賞味期限切れの食品の腐敗の進みを遅らせるという使い方もできます。また「チルド室」は、食品を保存する用途のほか、お菓子やパン作りの下地を一時的に保存したり、食品の解凍に役立てたりなど、料理におけるサポート役としても活用できます。
乳製品
「チルド室」に入れるのに適した食品には、乳製品もあります。 特に乳酸菌を豊富に含んでいるヨーグルトや、生クリームのように賞味期限が短い乳製品は、風味保持と保存の観点から「チルド室」に入れるのがベストです。
「チルド室」は避けた方がよい食品
「チルド室」での保存を避けた方がよい食品を紹介します。飲料や水分の多い食品は凍ってしまう可能性があるので、「チルド室」での保存は避けましょう。
ビール
「チルド室」を避けた方がよい食品は、ビールです。ビールは冷やしすぎてしまうと味のバランスがくずれます。特に凍ったビールは白っぽく濁ったり水っぽくなったり、さらには容器が破損する危険性もあります。また、ビールに含まれる成分が析出して沈殿することもあり、体への悪影響はありませんが、美味しく飲めません。

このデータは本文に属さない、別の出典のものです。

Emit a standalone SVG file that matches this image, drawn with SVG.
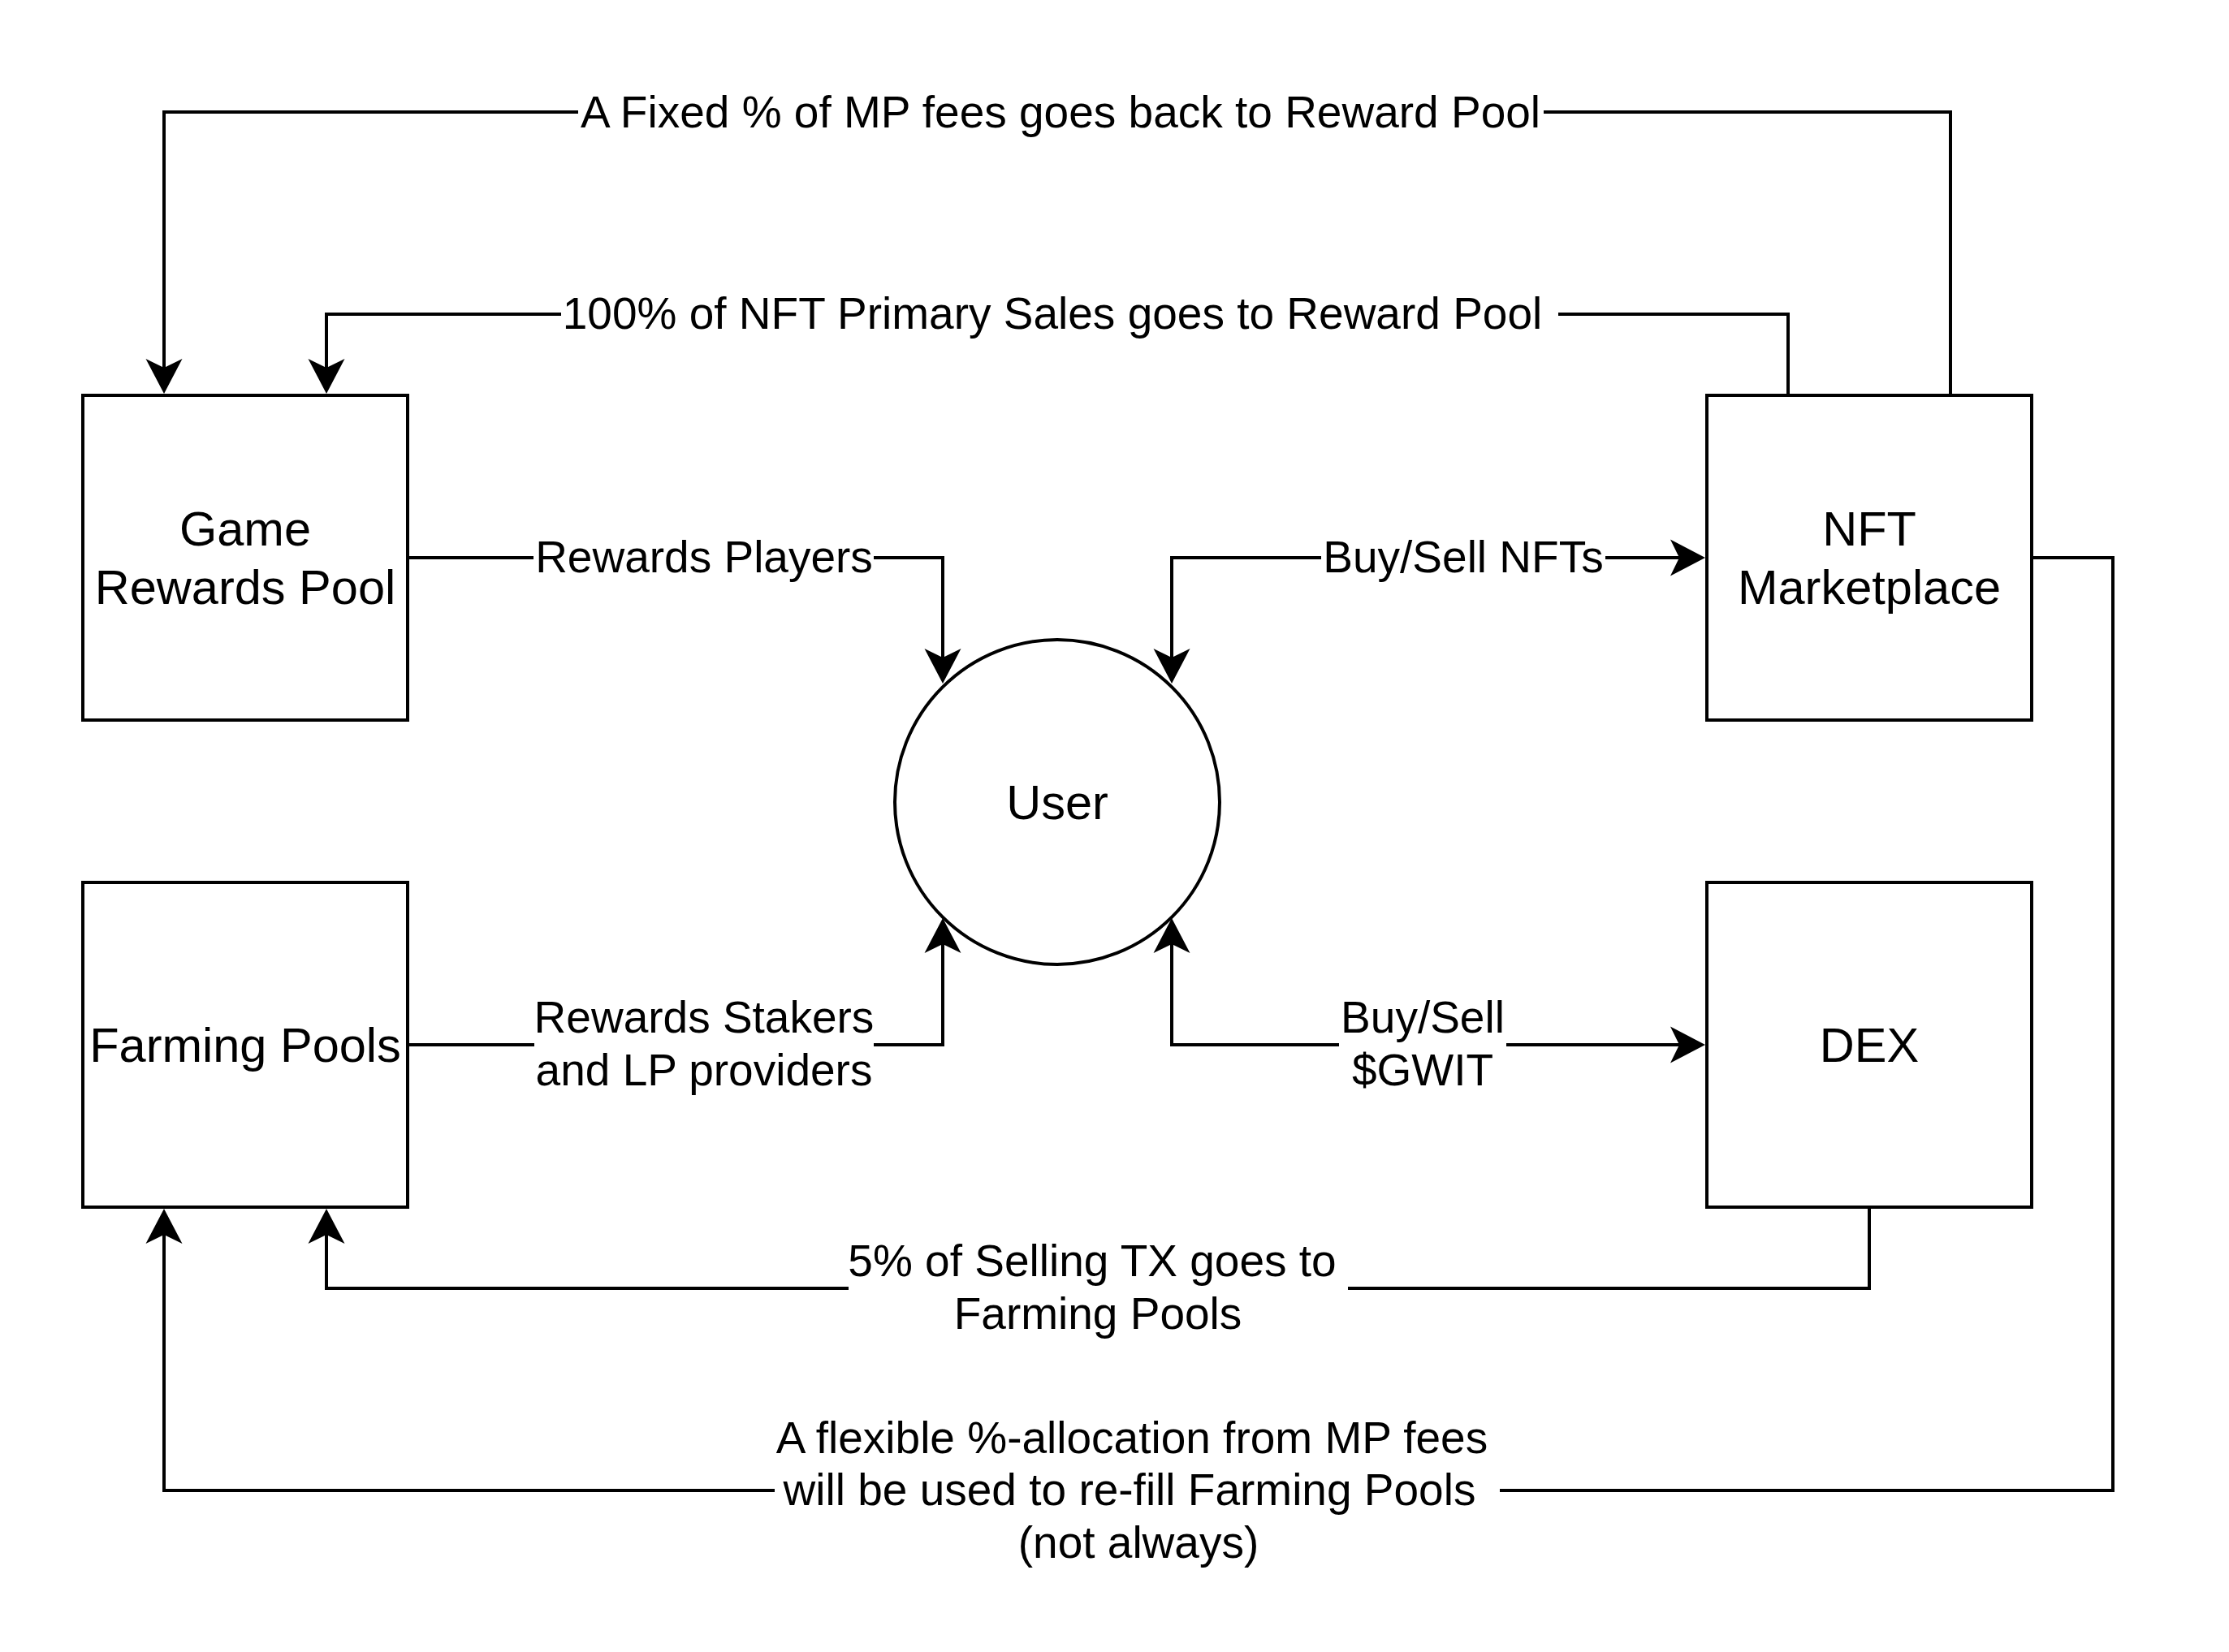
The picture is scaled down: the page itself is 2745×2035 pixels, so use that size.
<svg xmlns="http://www.w3.org/2000/svg" width="2745" height="2035" viewBox="0 0 2745 2035">
<style>
.node{fill:#fff;stroke:#000;stroke-width:4}
.edge{fill:none;stroke:#000;stroke-width:4}
.nt{font-family:"Liberation Sans",Helvetica,Arial,sans-serif;font-size:59.5px;fill:#000;text-anchor:middle}
.lt{font-family:"Liberation Sans",Helvetica,Arial,sans-serif;font-size:55px;fill:#000;text-anchor:middle}
.bg{fill:#fff;stroke:none}
</style>
<defs>
<marker id="arr" markerUnits="userSpaceOnUse" viewBox="-45 -25 50 50" refX="-32" refY="0" markerWidth="50" markerHeight="50" orient="auto-start-reverse">
<path d="M0,0 L-43,-22.5 L-32,0 L-43,22.5 Z" fill="#000"/>
</marker>
</defs>
<rect width="2745" height="2035" fill="#fff"/>
<g id="connectors">
<path class="edge" d="M2402,487 V138 H202 V453" marker-end="url(#arr)"/>
<path class="edge" d="M2202,487 V387 H402 V453" marker-end="url(#arr)"/>
<path class="edge" d="M502,687 H1161 V810" marker-end="url(#arr)"/>
<path class="edge" d="M1443,810 V687 H2068" marker-start="url(#arr)" marker-end="url(#arr)"/>
<path class="edge" d="M502,1287 H1161 V1163" marker-end="url(#arr)"/>
<path class="edge" d="M1443,1163 V1287 H2068" marker-start="url(#arr)" marker-end="url(#arr)"/>
<path class="edge" d="M2302,1487 V1587 H402 V1521" marker-end="url(#arr)"/>
<path class="edge" d="M2502,687 H2602 V1836 H202 V1521" marker-end="url(#arr)"/>
<g id="edge-labels">
<rect class="bg" x="712" y="110" width="1189" height="60"/>
<text class="lt" x="1306" y="157">A Fixed % of MP fees goes back to Reward Pool</text>
<rect class="bg" x="691" y="358" width="1228" height="60"/>
<text class="lt" x="1296" y="405">100% of NFT Primary Sales goes to Reward Pool</text>
<rect class="bg" x="657" y="658" width="419" height="60"/>
<text class="lt" x="867" y="705">Rewards Players</text>
<rect class="bg" x="1627" y="658" width="350" height="60"/>
<text class="lt" x="1802" y="705">Buy/Sell NFTs</text>
<rect class="bg" x="658" y="1228" width="418" height="125"/>
<text class="lt" x="867" y="1272">Rewards Stakers</text>
<text class="lt" x="867" y="1337">and LP providers</text>
<rect class="bg" x="1649" y="1228" width="206" height="125"/>
<text class="lt" x="1752" y="1272">Buy/Sell</text>
<text class="lt" x="1752" y="1337">$GWIT</text>
<rect class="bg" x="1045" y="1528" width="615" height="125"/>
<text class="lt" x="1345" y="1572">5% of Selling TX goes to</text>
<text class="lt" x="1352" y="1637">Farming Pools</text>
<rect class="bg" x="954" y="1745" width="893" height="190"/>
<text class="lt" x="1394" y="1790">A flexible %-allocation from MP fees</text>
<text class="lt" x="1391" y="1854">will be used to re-fill Farming Pools</text>
<text class="lt" x="1402" y="1919">(not always)</text>
</g>
</g>
<g id="game-rewards-pool">
<rect class="node" x="102" y="487" width="400" height="400"/>
<text class="nt" x="302" y="672">Game</text>
<text class="nt" x="302" y="744">Rewards Pool</text>
</g>
<g id="nft-marketplace">
<rect class="node" x="2102" y="487" width="400" height="400"/>
<text class="nt" x="2302" y="672">NFT</text>
<text class="nt" x="2302" y="744">Marketplace</text>
</g>
<g id="user">
<circle class="node" cx="1302" cy="988" r="200"/>
<text class="nt" x="1302" y="1009">User</text>
</g>
<g id="farming-pools">
<rect class="node" x="102" y="1087" width="400" height="400"/>
<text class="nt" x="302" y="1308">Farming Pools</text>
</g>
<g id="dex">
<rect class="node" x="2102" y="1087" width="400" height="400"/>
<text class="nt" x="2302" y="1308">DEX</text>
</g>
</svg>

ビールの風味や品質を損ねるのを防ぐためには、「チルド室」「パーシャル室」「冷凍室」や冷蔵庫の吹き出し口付近での保管などは避けてください。
野菜
野菜や果実は水分が多く含まれているため、「チルド室」での保存には向きません。
ただしサラダを作る際、レタス等を氷水につけるかわりに「チルド室」で一時的に冷やしておくと、パリッとした味わいが楽しめます。水との接触がないのでビタミンCも逃げにくいという利点もあります。また、完熟したトマトを「チルド室」に入れると、熟すスピードを遅らせるので長持ちします。
まとめ
冷蔵庫は「チルド室」のほか、冷蔵・冷凍室、野菜室、パーシャル室など保存場所が複数に分かれています。冷蔵室よりも「チルド室」は長期の保存に向いている上、鮮度が落ちやすいが凍らせたくない食品の保存に適しています。冷蔵庫の「チルド室」を有効に活用して、鮮度を保って食品をおいしく保存しましょう。